Au terme du premier jour de sa sortie aux Etats-Unis, le film est enlevé de l’affiche et tombe peu à peu dans l’oubli. La critique peu tendre révèle l’ampleur de la perte économique : pour un budget du film que l’on pourrait aujourd’hui estimer à 22 millions de dollars, le film n’en rapportera que 16 500 sur sa courte période d’exploitation. Le coût du film permit toutefois au réalisateur de tout contrôler. Le montage – notamment celui des scènes de concert – est ciselé, les décors intérieurs sont impressionnants et la mise en scène du maître est, en elle-même, cohérente. En cela, Désirs de bonheur est d’une rareté fascinante : les intentions de réalisation sont parfaitement abouties, mais elles découlent de choix qui semblent n’avoir aucune vocation scénaristique ! En inscrivant ce film dans le périple de sa production, on ne peut donc que saluer l’audace de Robert Siodmak qui, par la maîtrise de ses outils, signe une parenthèse plus intéressante qu’elle n’y paraît.
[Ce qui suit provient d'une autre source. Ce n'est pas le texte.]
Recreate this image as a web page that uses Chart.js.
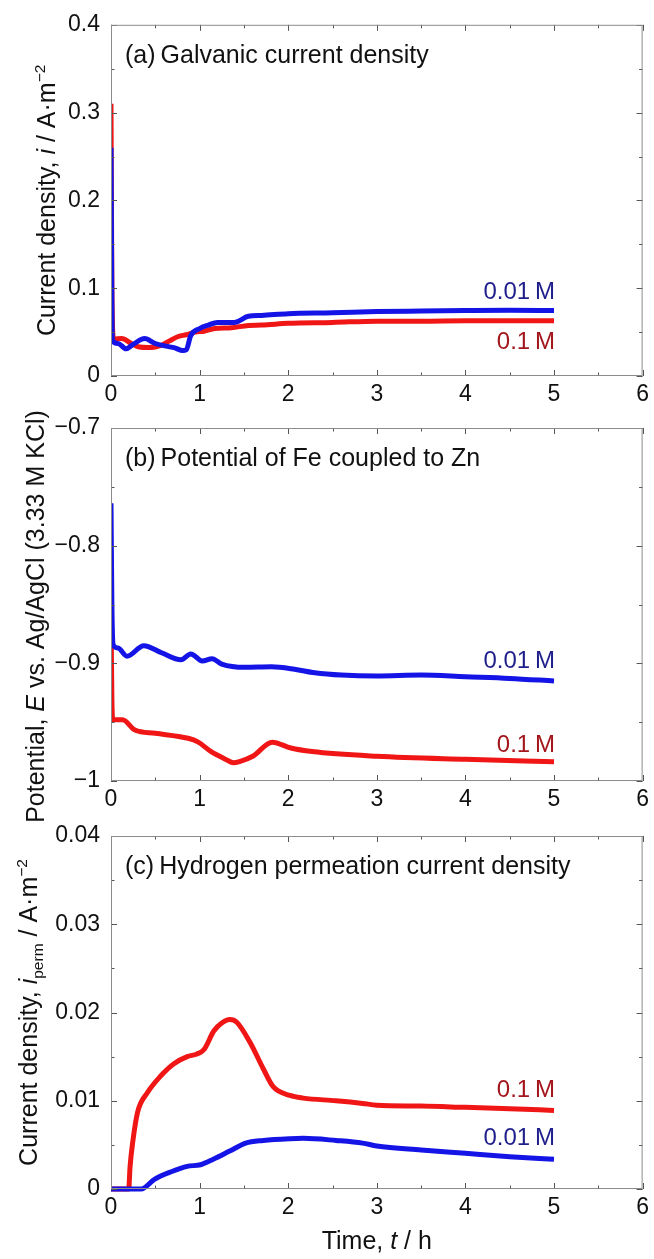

(1) Terme employé par William Goetz (à la tête d’Universal-International entre 1946 et 1953), pour promettre personnellement l’implication de Robert Siodmak pour la mise en scène du film auprès de J. Arthur Rank (chef du studio britannique Rank Films avec lequel la firme est en étroite collaboration financière).
(2) Robert Siodmak, le maître du Film noir, par Hervé Dumont, publié en 1981 aux Editions L’Âge d’Homme.